**EXERCISE AIM**
Each line that follows should be printed again exactly as it stands.

[START OF DATASET EXCERPT]

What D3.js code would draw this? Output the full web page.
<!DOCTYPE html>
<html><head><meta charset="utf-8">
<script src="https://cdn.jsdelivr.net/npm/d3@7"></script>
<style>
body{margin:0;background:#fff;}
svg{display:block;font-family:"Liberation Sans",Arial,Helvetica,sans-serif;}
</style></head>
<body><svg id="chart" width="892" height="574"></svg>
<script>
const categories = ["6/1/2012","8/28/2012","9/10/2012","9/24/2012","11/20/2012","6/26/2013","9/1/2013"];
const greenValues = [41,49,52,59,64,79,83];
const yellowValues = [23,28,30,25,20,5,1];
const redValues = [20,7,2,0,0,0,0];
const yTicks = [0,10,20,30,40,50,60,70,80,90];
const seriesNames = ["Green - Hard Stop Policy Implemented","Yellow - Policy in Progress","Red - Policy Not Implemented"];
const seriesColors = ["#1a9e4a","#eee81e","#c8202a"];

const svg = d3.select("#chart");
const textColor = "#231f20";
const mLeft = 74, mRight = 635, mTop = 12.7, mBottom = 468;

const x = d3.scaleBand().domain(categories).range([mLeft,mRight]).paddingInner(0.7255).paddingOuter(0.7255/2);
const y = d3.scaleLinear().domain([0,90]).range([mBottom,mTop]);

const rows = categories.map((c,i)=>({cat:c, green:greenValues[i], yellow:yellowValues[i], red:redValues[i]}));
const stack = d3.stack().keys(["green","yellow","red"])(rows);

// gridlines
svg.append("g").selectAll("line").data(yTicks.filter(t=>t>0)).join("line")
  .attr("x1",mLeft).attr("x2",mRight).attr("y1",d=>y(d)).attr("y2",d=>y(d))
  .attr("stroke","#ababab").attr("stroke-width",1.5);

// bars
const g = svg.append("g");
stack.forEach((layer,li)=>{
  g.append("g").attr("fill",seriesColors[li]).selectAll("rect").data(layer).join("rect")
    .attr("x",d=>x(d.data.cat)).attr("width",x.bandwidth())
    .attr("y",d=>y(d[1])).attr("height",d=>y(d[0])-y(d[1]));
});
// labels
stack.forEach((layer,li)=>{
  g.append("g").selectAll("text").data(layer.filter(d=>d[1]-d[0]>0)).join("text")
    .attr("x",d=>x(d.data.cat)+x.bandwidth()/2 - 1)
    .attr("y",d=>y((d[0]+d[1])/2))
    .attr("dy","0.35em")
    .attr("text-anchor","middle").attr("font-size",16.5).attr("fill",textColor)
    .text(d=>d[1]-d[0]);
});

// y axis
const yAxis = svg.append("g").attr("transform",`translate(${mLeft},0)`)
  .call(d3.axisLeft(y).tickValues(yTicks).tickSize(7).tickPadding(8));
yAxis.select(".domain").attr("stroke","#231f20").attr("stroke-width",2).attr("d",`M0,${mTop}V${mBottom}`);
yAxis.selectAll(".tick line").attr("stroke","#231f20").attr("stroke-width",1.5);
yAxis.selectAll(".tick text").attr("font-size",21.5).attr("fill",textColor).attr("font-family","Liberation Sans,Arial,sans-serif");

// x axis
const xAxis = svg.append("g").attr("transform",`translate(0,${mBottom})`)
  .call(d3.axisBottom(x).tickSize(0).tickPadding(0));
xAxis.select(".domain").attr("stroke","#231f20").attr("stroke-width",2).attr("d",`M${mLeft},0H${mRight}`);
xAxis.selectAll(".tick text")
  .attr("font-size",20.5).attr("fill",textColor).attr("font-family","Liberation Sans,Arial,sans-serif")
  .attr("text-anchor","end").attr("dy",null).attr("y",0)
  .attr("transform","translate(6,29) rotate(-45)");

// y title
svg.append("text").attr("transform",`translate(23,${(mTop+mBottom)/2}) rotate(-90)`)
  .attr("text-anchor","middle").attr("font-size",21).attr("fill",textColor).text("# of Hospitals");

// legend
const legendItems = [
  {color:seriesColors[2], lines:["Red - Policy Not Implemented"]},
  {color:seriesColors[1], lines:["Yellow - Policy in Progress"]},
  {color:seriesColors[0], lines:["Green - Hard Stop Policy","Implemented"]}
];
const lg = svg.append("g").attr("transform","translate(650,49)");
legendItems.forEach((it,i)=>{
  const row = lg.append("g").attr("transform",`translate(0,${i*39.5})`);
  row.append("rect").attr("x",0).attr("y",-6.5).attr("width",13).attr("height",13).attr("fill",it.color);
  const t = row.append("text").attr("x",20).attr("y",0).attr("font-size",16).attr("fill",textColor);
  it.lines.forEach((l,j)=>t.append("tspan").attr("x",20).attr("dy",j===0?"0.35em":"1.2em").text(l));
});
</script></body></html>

[END OF DATASET EXCERPT]

**CORRECT RESPONSE**
What D3.js code would draw this? Output the full web page.
<!DOCTYPE html>
<html><head><meta charset="utf-8">
<script src="https://cdn.jsdelivr.net/npm/d3@7"></script>
<style>
body{margin:0;background:#fff;}
svg{display:block;font-family:"Liberation Sans",Arial,Helvetica,sans-serif;}
</style></head>
<body><svg id="chart" width="892" height="574"></svg>
<script>
const categories = ["6/1/2012","8/28/2012","9/10/2012","9/24/2012","11/20/2012","6/26/2013","9/1/2013"];
const greenValues = [41,49,52,59,64,79,83];
const yellowValues = [23,28,30,25,20,5,1];
const redValues = [20,7,2,0,0,0,0];
const yTicks = [0,10,20,30,40,50,60,70,80,90];
const seriesNames = ["Green - Hard Stop Policy Implemented","Yellow - Policy in Progress","Red - Policy Not Implemented"];
const seriesColors = ["#1a9e4a","#eee81e","#c8202a"];

const svg = d3.select("#chart");
const textColor = "#231f20";
const mLeft = 74, mRight = 635, mTop = 12.7, mBottom = 468;

const x = d3.scaleBand().domain(categories).range([mLeft,mRight]).paddingInner(0.7255).paddingOuter(0.7255/2);
const y = d3.scaleLinear().domain([0,90]).range([mBottom,mTop]);

const rows = categories.map((c,i)=>({cat:c, green:greenValues[i], yellow:yellowValues[i], red:redValues[i]}));
const stack = d3.stack().keys(["green","yellow","red"])(rows);

// gridlines
svg.append("g").selectAll("line").data(yTicks.filter(t=>t>0)).join("line")
  .attr("x1",mLeft).attr("x2",mRight).attr("y1",d=>y(d)).attr("y2",d=>y(d))
  .attr("stroke","#ababab").attr("stroke-width",1.5);

// bars
const g = svg.append("g");
stack.forEach((layer,li)=>{
  g.append("g").attr("fill",seriesColors[li]).selectAll("rect").data(layer).join("rect")
    .attr("x",d=>x(d.data.cat)).attr("width",x.bandwidth())
    .attr("y",d=>y(d[1])).attr("height",d=>y(d[0])-y(d[1]));
});
// labels
stack.forEach((layer,li)=>{
  g.append("g").selectAll("text").data(layer.filter(d=>d[1]-d[0]>0)).join("text")
    .attr("x",d=>x(d.data.cat)+x.bandwidth()/2 - 1)
    .attr("y",d=>y((d[0]+d[1])/2))
    .attr("dy","0.35em")
    .attr("text-anchor","middle").attr("font-size",16.5).attr("fill",textColor)
    .text(d=>d[1]-d[0]);
});

// y axis
const yAxis = svg.append("g").attr("transform",`translate(${mLeft},0)`)
  .call(d3.axisLeft(y).tickValues(yTicks).tickSize(7).tickPadding(8));
yAxis.select(".domain").attr("stroke","#231f20").attr("stroke-width",2).attr("d",`M0,${mTop}V${mBottom}`);
yAxis.selectAll(".tick line").attr("stroke","#231f20").attr("stroke-width",1.5);
yAxis.selectAll(".tick text").attr("font-size",21.5).attr("fill",textColor).attr("font-family","Liberation Sans,Arial,sans-serif");

// x axis
const xAxis = svg.append("g").attr("transform",`translate(0,${mBottom})`)
  .call(d3.axisBottom(x).tickSize(0).tickPadding(0));
xAxis.select(".domain").attr("stroke","#231f20").attr("stroke-width",2).attr("d",`M${mLeft},0H${mRight}`);
xAxis.selectAll(".tick text")
  .attr("font-size",20.5).attr("fill",textColor).attr("font-family","Liberation Sans,Arial,sans-serif")
  .attr("text-anchor","end").attr("dy",null).attr("y",0)
  .attr("transform","translate(6,29) rotate(-45)");

// y title
svg.append("text").attr("transform",`translate(23,${(mTop+mBottom)/2}) rotate(-90)`)
  .attr("text-anchor","middle").attr("font-size",21).attr("fill",textColor).text("# of Hospitals");

// legend
const legendItems = [
  {color:seriesColors[2], lines:["Red - Policy Not Implemented"]},
  {color:seriesColors[1], lines:["Yellow - Policy in Progress"]},
  {color:seriesColors[0], lines:["Green - Hard Stop Policy","Implemented"]}
];
const lg = svg.append("g").attr("transform","translate(650,49)");
legendItems.forEach((it,i)=>{
  const row = lg.append("g").attr("transform",`translate(0,${i*39.5})`);
  row.append("rect").attr("x",0).attr("y",-6.5).attr("width",13).attr("height",13).attr("fill",it.color);
  const t = row.append("text").attr("x",20).attr("y",0).attr("font-size",16).attr("fill",textColor);
  it.lines.forEach((l,j)=>t.append("tspan").attr("x",20).attr("dy",j===0?"0.35em":"1.2em").text(l));
});
</script></body></html>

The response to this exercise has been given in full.